13.4.14

a lata de lixo da história



Prefácio inédito 
a uma chanchada de 1968

[...]

Comecei a escrever A Lata de Lixo em dezembro de 1968, pouco antes da decretação do AI-5, que afundou o país em anos de terror. Estava escondido em casa de amigos, cuja biblioteca era boa, e resolvi aproveitar o tempo. Além do Alienista, tirei da estante O Príncipe de Maquiavel, e sentei para trabalhar. A gravidade do momento era brutal, mas ainda assim a grossura dos generais arrancava riso, uma risada algo histérica, em que se misturavam o medo e a angústia. O clima era de pastelão macabro. Para exemplificar, quando o general presidente foi à tevê para explicar a necessidade de seu horroroso e histórico AI-5, parecia não ter familiaridade com o texto à sua frente, pelo qual ia tropeçando como podia.

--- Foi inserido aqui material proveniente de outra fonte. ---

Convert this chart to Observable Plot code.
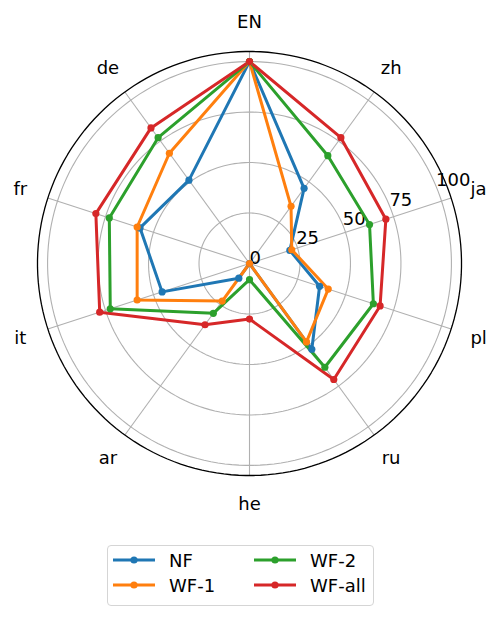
<!DOCTYPE html>
<html>
<head>
<meta charset="utf-8">
<script src="https://cdn.jsdelivr.net/npm/d3@7"></script>
<script src="https://cdn.jsdelivr.net/npm/@observablehq/plot@0.6"></script>
<style>
  body { margin: 0; background: #fff; font-family: "DejaVu Sans", sans-serif; }
  #chart { width: 499px; height: 530px; }
  #legend {
    position: relative; margin-left: 107px; margin-top: 15px; width: 267px; height: 61px;
    border: 1.5px solid #d5d5d5; border-radius: 4px; box-sizing: border-box;
    font-size: 18px; color: #000;
  }
  .item { position: absolute; display: flex; align-items: center; height: 24px; white-space: nowrap; }
  .item svg { margin-right: 14px; }
</style>
</head>
<body>
<div id="chart"></div>
<div id="legend"></div>
<script>
const categories = ["EN", "zh", "ja", "pl", "ru", "he", "ar", "it", "fr", "de"];
const seriesNames = ["NF", "WF-1", "WF-2", "WF-all"];
const colors = ["#1f77b4", "#ff7f0e", "#2ca02c", "#d62728"];
const NF    = [100, 46, 21, 36.5, 52.5, 0, 9, 45.5, 57, 51];
const WF1   = [100, 35, 22, 41, 48, 0, 23, 58.5, 58.5, 67.5];
const WF2   = [100, 66, 62.5, 64.5, 63.5, 8, 30.5, 72.5, 73, 77];
const WFall = [100, 77, 71, 68, 71, 27.5, 37.5, 78, 80, 83];
const radialTicks = [0, 25, 50, 75, 100];
const rMax = 105;

try {
const seriesValues = [NF, WF1, WF2, WFall];
const points = [];
seriesValues.forEach((vals, s) => {
  vals.forEach((v, i) => points.push({name: seriesNames[s], key: categories[i], value: v}));
});

// clockwise angle from top -> projection longitude
const lon = (key) => 180 - categories.indexOf(key) * 360 / categories.length;
const lat = (v) => 90 - v / 100;

const plot = Plot.plot({
  width: 499,
  height: 530,
  marginLeft: 37, marginRight: 38, marginTop: 51, marginBottom: 55,
  projection: {
    type: "azimuthal-equidistant",
    rotate: [0, -90],
    clip: false,
    domain: d3.geoCircle().center([0, 90]).radius(rMax / 100)()
  },
  color: {domain: seriesNames, range: colors},
  style: {fontFamily: "DejaVu Sans, sans-serif", fontSize: "18px", background: "white"},
  marks: [
    Plot.geo(radialTicks.filter(d => d > 0), {
      geometry: (r) => d3.geoCircle().center([0, 90]).radius(r / 100)(),
      stroke: "#b0b0b0", strokeWidth: 1.1, fill: "none"
    }),
    Plot.link(categories, {
      x1: (d) => lon(d), y1: 90, x2: (d) => lon(d), y2: lat(rMax),
      stroke: "#b0b0b0", strokeWidth: 1.1
    }),
    Plot.geo([rMax], {
      geometry: (r) => d3.geoCircle().center([0, 90]).radius(r / 100)(),
      stroke: "black", strokeWidth: 1.3, fill: "none"
    }),
    Plot.text(radialTicks, {
      x: 180 - 67.5, y: (d) => lat(d), text: (d) => String(d),
      textAnchor: "start", lineAnchor: "bottom", fontSize: 18, fill: "black"
    }),
    Plot.text(categories, {
      x: (d) => lon(d), y: lat(119.3), text: (d) => d,
      textAnchor: "middle", lineAnchor: "middle", fontSize: 18, fill: "black"
    }),
    ...seriesNames.map((name) => Plot.line(points.filter(p => p.name === name), {
      x: (d) => lon(d.key), y: (d) => lat(d.value),
      stroke: "name", strokeWidth: 3, curve: "linear-closed", strokeLinejoin: "round"
    })),
    ...seriesNames.map((name) => Plot.dot(points.filter(p => p.name === name), {
      x: (d) => lon(d.key), y: (d) => lat(d.value),
      fill: "name", r: 3.6
    }))
  ]
});

document.getElementById("chart").appendChild(plot);
} catch (e) {
  document.getElementById("chart").textContent = "ERR " + e;
}

const legend = document.getElementById("legend");
const pos = [[5, 2], [5, 27], [146, 2], [146, 27]];
seriesNames.forEach((name, i) => {
  const item = document.createElement("div");
  item.className = "item";
  item.style.left = pos[i][0] + "px";
  item.style.top = pos[i][1] + "px";
  item.innerHTML = '<svg width="42" height="10"><line x1="0" y1="5" x2="42" y2="5" stroke="' + colors[i] +
    '" stroke-width="3"/><circle cx="21" cy="5" r="3.6" fill="' + colors[i] + '"/></svg><span>' + name + '</span>';
  legend.appendChild(item);
});
</script>
</body>
</html>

Enquanto isso, nas grandes capitais do mundo, e também entre nós - o ano era 68 -, a irreverência e o espírito libertário estavam em alta. Por contraste, as figuras caricatas que passavam a mandar e desmandar no Brasil ficavam ainda mais deprimentes e exasperantes. Para completar a liquidação, a oposição liberal à ditadura vacilava entre a prudência apavorada e a adesão oportunista, sem abrir mão das belas palavras. Mal ou bem, procurei dar forma teatral a essa cacofonia, casando decoro e pancadaria, grã-finismo e cretinice, cálculo e primarismo etc.